Irving Kristol’s son believes John McCain aced the Rick Warren Saddleback forum on Saturday night. McCain’s stiff, talking point answers and citation of Islamic terrorists as evil won the day for the neocons. Obama’s thoughtful, forum-appropriate answers elicited this typical “smirking weasel” response:
But, Obama added, “Now, the one thing that I think is very important is for us to have some humility” as we confront evil. Why? Because “a lot of evil has been perpetrated based on the claim that we were trying to confront evil.” After all, “just because we think our intentions are good doesn’t always mean that we’re going to be doing good.”

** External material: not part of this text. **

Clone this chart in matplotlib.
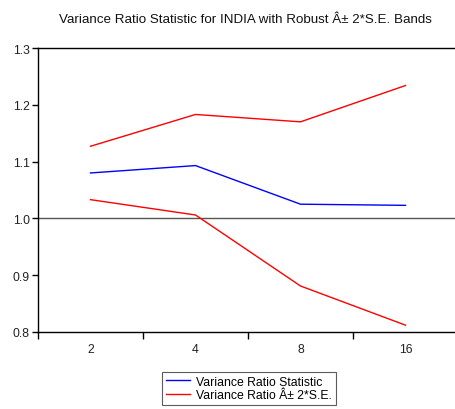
import matplotlib
matplotlib.use("Agg")
import matplotlib.pyplot as plt
from matplotlib.ticker import FixedLocator, NullFormatter, FixedFormatter

plt.rcParams['font.family'] = ['Liberation Sans', 'DejaVu Sans']

categories = ["2", "4", "8", "16"]
vr_stat = [1.080, 1.093, 1.025, 1.023]
upper_band = [1.127, 1.183, 1.170, 1.234]
lower_band = [1.033, 1.006, 0.881, 0.812]
yticks = [0.8, 0.9, 1.0, 1.1, 1.2, 1.3]
title = "Variance Ratio Statistic for INDIA with Robust Â± 2*S.E. Bands"

W, H = 456, 410
fig = plt.figure(figsize=(W / 100, H / 100), dpi=100)
left, right, top, bottom = 38, 458, 49, 333
ax = fig.add_axes([left / W, 1 - bottom / H, (right - left) / W, (bottom - top) / H])

x = list(range(len(categories)))
ax.axhline(1.0, color='#555555', lw=1.0, zorder=1)
l1, = ax.plot(x, vr_stat, color='#0000ff', lw=1.0, label='Variance Ratio Statistic')
l2, = ax.plot(x, upper_band, color='#ff0000', lw=1.0, label='Variance Ratio Â± 2*S.E.')
ax.plot(x, lower_band, color='#ff0000', lw=1.0)

ax.set_xlim(-0.5, len(categories) - 0.5)
ax.set_ylim(0.8, 1.3)
ax.set_yticks(yticks)
ax.set_yticklabels([f"{v:.1f}" for v in yticks])
ax.xaxis.set_major_locator(FixedLocator([i - 0.5 for i in range(len(categories))]))
ax.xaxis.set_major_formatter(NullFormatter())
ax.xaxis.set_minor_locator(FixedLocator(x))
ax.xaxis.set_minor_formatter(FixedFormatter(categories))
ax.tick_params(axis='x', which='major', direction='out', length=5, width=1, color='black')
ax.tick_params(axis='x', which='minor', length=0, pad=8, labelsize=8.8, labelcolor='#222222')
ax.tick_params(axis='y', direction='out', length=4, width=1, labelsize=8.8, labelcolor='#222222', pad=2)
ax.spines['right'].set_visible(False)
for s in ['left', 'bottom', 'top']:
    ax.spines[s].set_linewidth(1.0)
    ax.spines[s].set_color('black')

fig.text(245 / W, 1 - 20 / H, title, ha='center', va='center', fontsize=9.6, color='#111111')

leg = fig.legend(handles=[l1, l2], loc='upper left', bbox_to_anchor=(162 / W, 1 - 373 / H),
                 frameon=True, fancybox=False, edgecolor='#333333', fontsize=8.8,
                 handlelength=2.0, handletextpad=0.5, borderpad=0.3, labelspacing=0.15,
                 borderaxespad=0)
leg.get_frame().set_linewidth(0.8)

fig.savefig("out.png", dpi=100)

It’s nice to see a liberal aware of the limits of good intentions — indeed, that the road to hell is paved with them. But here as elsewhere, Obama stayed at a high level of abstraction. It would have been interesting if Warren had asked a follow-up question: Where in particular has the United States in recent years — at home or especially abroad — perpetrated evil in the name of confronting evil? Hasn’t the overwhelming problem been, rather, a reluctance to effectively confront evil — in Darfur, or Rwanda, or pre-9/11 Afghanistan?

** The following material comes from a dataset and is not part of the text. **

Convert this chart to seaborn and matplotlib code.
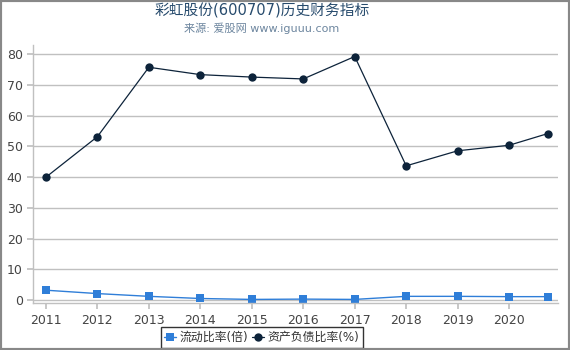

If you can’t see killing innocent children as evil then you’ve got real problems. Even if accidental and during a mission of resolute good (of which Iraq is hardly an exemplar).
Irving Kristol’s son knows this, but he writes the line out of political considerations. He knows that this kind of question might force Obama to say something politically unpopular, however true. He is hoping that one of the anchors of the upcoming debates will take the bait, and fire it up.
All I can say is thank God Charlie Gibson isn’t moderating.
Update (8/18/08): As it turns out John McCain was not in a room where he couldn’t hear the questions that were being asked of Obama. Later stories revealed that both Obama and McCain received some of the questions in advance. This turn of events casts doubt on Rick Warren and, of course, on John McCain. From the start, the whole thing was lie. Furthermore, McCain could easily have received the questions by text or email from someone in the audience. The funniest part of this whole ugly mess is the comically spurious logic of a McCain spokesman, who said:
“The insinuation from the Obama campaign that John McCain, a former prisoner of war, cheated is outrageous.”